The Works of

Rev. Prof. Dr. F.N. Lee

31 January

Deborah’s burial at the oak of weeping

Genesis 35:1-8

‘Simeon and Levi, Dinah’s brothers, took each man his sword and came upon the city…and slew all the males…. God said to Jacob: “Arise, go up to Beth-El, and dwell there; and make there an altar to God!”… The Jacob said to his household…: “Put away the strange gods that are among you!…. Let us arise, and go up to Beth-El, and I will make there an altar to God!”…. They gave to Jacob all the strange gods…, and Jacob hid them under the oak at Shechem…. And he built…an altar and called the place ‘El Beth-El’…. But Deborah, Rebekah’s nurse, died. And she was buried beneath Beth-El under an oak”‘ — ‘the oak of weeping.’ Genesis 34:25 & 25:1-8.

Calvin commented: “The violation of one maid (Dinah) was avenged by the horrible massacre of a whole city!… Jacob was then most miserable…. He would be surrounded with…many deaths…. God permitted the holy man to be thus tossed with cares and tormented with troubles, until by a kind of resurrection He restored him as one half-dead…. He had been very greatly perplexed,
when the Lord thus revived him…

‘Go up to Beth-El!’…. It is God’s design, to raise His servant from death to life…. As he was commanded, he quickly prepared himself for his journey…. He not only collected his goods, but also purified his house from idols…. Jacob did not approve of these superstitions…. It was not owing to him, that the pure worship of God had…gradually been subverted….
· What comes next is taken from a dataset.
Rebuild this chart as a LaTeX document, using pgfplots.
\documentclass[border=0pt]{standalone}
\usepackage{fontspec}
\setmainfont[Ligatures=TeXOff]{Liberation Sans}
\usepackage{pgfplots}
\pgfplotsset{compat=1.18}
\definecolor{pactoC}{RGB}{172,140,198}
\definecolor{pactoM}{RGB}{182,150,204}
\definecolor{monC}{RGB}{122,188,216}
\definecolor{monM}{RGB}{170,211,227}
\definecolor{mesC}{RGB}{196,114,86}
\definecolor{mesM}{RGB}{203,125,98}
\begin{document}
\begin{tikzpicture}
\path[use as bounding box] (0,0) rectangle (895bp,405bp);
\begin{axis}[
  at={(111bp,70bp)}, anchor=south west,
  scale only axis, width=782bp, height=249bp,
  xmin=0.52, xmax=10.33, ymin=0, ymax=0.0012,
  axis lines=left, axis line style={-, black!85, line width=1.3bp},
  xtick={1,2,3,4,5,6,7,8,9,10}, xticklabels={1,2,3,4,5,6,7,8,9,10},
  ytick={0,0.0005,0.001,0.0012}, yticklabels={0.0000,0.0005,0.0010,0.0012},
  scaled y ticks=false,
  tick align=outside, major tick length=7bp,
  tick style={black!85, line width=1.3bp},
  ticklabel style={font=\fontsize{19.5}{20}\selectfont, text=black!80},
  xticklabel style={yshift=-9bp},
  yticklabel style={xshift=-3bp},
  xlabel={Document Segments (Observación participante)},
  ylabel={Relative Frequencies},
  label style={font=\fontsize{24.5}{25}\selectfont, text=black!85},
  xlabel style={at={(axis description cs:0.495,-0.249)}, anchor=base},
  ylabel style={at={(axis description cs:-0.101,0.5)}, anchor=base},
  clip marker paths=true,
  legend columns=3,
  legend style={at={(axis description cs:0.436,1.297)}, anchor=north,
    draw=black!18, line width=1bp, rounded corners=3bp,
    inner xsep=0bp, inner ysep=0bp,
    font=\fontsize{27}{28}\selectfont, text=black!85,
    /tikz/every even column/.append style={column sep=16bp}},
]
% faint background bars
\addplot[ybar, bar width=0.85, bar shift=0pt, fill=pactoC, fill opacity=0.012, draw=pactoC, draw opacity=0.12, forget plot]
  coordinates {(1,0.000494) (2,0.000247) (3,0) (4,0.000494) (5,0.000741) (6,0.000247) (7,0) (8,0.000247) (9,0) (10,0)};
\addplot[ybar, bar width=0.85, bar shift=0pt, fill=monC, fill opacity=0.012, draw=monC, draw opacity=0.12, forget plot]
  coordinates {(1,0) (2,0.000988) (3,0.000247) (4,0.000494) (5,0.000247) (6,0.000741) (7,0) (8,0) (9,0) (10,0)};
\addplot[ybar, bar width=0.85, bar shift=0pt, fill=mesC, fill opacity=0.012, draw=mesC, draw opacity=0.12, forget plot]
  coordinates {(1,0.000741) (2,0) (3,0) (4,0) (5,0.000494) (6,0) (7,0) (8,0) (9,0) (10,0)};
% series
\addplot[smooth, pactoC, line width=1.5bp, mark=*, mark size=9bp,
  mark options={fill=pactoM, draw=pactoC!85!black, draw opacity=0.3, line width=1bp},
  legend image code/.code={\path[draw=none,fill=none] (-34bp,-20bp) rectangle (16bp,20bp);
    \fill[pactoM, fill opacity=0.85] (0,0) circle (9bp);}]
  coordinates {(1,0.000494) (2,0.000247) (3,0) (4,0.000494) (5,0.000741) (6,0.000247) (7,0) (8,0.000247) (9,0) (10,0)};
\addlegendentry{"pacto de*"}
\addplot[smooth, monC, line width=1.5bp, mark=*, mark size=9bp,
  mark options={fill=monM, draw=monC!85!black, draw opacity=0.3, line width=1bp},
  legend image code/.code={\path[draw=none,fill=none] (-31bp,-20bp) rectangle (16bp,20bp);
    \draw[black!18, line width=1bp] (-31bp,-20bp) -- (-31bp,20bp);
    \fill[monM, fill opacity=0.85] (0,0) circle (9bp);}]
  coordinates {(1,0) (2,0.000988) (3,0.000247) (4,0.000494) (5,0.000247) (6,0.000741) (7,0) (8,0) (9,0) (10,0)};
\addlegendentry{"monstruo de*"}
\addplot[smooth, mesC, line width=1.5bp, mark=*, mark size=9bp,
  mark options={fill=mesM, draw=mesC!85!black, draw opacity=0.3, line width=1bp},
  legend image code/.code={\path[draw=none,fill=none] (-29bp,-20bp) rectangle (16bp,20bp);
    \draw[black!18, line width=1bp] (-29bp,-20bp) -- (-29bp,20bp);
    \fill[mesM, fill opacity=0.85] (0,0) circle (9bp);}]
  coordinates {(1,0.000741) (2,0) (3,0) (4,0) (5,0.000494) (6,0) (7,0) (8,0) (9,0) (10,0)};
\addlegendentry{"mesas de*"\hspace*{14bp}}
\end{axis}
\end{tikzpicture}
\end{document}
‘They gave unto Jacob (their idols)’…. The hand of God urgd them, and with ready minds they quickly repented…. Jacob…buried the idols under an oak…. God accepted his obedience…, knowing that it was the design of the holy man to remove idols from his family and…to bury them in the earth….

‘He built there an altar’…. To make it manifest, that they did not worship goods of various kinds…. They had a God peculiar to themselves….

“Jacob always adhered to the Word of God…. In calling the name of the place ‘The God of Beth-El’ (‘El Beth-‘El)…, this very title commends the faith of the holy man…. He confines himself within the divinely-prescribed bounds….

‘But Deborah, Rebekah’s nurse, died’…. Deborah…we may conclude to have been a holy matron…whom the family of Jacob venerated as a mother…. She was buried with peculiar honour, and with no common mourning (at ‘the oak of weeping’)…. It is probable that she was held by all in the place of a grandmother….

“It may be asked, how she then happened to be in Jacob’s company?…. The age of a decrepid old woman (at least 170), rendered her unfit for so long a journey…. Perhaps she had loved Jacob from a boy, because she had nursed him…. She followed him, from her regard for religion.